**Problem statement:** In the records below, find each line containing the word "chart" and copy it.

**Records to process:**
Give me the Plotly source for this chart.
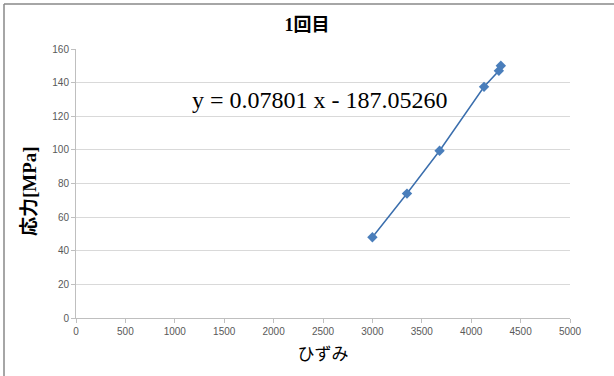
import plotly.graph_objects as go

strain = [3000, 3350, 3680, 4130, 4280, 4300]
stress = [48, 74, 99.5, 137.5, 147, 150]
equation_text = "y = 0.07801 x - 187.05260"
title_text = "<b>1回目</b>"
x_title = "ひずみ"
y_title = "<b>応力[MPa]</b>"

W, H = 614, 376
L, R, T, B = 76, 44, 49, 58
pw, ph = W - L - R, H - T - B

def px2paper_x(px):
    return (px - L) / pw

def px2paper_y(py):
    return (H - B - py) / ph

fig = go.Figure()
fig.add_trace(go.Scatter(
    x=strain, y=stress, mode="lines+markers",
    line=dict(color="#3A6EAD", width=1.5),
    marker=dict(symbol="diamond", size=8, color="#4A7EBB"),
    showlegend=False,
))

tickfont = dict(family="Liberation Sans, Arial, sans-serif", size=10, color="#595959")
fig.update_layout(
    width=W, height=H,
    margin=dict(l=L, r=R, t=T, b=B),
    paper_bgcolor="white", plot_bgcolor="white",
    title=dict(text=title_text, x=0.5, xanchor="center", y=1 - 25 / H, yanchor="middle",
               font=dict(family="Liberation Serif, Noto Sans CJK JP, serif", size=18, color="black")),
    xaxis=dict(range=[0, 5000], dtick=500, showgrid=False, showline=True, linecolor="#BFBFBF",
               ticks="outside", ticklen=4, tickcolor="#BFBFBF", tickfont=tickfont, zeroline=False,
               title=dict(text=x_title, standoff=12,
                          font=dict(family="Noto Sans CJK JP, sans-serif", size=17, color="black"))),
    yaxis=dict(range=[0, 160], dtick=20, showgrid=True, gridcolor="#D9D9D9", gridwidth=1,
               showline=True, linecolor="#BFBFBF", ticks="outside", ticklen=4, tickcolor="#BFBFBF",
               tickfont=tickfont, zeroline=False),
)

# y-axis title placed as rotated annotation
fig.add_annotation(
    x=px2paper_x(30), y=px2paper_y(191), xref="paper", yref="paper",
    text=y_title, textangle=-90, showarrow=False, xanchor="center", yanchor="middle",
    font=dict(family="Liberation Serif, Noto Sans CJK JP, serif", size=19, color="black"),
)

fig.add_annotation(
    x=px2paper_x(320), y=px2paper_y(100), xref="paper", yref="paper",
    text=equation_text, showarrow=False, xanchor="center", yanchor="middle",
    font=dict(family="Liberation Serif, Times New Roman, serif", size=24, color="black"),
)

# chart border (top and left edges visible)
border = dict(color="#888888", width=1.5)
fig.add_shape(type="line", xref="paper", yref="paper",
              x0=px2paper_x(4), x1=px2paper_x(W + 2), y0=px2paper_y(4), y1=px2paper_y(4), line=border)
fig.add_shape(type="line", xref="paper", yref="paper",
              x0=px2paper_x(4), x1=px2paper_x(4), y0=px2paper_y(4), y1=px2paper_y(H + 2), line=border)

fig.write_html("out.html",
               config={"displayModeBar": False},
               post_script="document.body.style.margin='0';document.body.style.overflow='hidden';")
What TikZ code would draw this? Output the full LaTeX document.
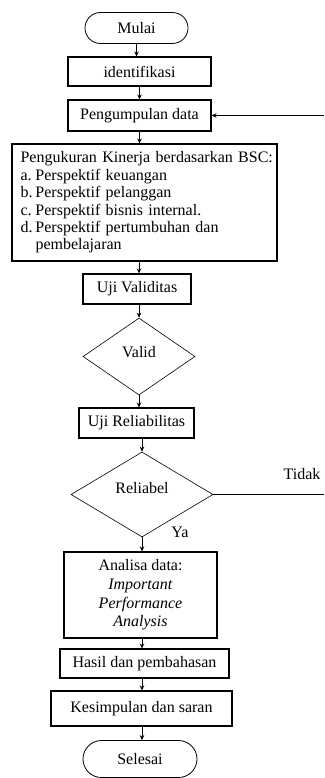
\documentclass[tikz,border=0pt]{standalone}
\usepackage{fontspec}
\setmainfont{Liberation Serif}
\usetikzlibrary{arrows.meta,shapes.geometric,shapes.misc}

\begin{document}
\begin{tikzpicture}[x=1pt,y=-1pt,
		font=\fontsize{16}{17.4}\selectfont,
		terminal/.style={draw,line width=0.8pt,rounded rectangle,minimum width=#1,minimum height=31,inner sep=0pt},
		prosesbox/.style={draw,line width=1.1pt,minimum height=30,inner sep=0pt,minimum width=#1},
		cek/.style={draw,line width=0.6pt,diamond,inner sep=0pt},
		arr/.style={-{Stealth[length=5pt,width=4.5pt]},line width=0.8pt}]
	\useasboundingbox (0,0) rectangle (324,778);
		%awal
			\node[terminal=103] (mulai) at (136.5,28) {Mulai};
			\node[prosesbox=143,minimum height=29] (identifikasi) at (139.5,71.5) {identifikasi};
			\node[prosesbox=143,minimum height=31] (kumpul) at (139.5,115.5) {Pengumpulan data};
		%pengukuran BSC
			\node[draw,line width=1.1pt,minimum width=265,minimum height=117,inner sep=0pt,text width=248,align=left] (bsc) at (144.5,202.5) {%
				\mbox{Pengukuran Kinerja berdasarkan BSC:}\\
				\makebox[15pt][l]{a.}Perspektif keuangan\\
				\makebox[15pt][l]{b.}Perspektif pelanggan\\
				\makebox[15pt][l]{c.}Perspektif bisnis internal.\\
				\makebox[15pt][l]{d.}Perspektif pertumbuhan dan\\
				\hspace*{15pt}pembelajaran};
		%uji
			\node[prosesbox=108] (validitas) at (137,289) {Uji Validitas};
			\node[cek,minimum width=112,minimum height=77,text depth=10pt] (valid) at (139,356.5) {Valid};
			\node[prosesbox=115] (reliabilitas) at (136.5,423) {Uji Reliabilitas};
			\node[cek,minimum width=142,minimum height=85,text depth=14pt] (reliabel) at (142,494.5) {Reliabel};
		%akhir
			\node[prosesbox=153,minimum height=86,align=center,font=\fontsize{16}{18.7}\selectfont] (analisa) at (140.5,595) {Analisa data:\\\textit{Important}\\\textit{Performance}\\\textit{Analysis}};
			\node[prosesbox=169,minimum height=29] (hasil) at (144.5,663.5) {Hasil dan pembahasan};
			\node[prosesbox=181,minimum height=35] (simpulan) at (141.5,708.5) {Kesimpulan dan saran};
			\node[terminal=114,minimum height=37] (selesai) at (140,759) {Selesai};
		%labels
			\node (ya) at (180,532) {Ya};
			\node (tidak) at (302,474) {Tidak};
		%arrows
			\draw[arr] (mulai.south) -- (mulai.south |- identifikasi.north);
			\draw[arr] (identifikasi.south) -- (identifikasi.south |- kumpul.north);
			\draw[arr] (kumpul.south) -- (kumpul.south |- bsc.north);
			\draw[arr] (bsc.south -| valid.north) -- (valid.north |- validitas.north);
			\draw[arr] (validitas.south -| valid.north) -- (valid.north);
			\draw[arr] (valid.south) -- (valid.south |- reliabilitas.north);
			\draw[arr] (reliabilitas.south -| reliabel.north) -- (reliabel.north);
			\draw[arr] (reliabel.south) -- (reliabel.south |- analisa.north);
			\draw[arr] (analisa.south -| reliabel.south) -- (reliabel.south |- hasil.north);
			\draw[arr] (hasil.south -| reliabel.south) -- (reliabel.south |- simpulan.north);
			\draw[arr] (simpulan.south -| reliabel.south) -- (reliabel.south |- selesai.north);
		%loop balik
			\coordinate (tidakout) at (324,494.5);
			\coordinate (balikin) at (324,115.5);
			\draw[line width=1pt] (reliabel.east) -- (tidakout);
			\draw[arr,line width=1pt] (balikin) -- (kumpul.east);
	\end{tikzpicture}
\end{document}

**Reply:**
Give me the Plotly source for this chart.
# chart border (top and left edges visible)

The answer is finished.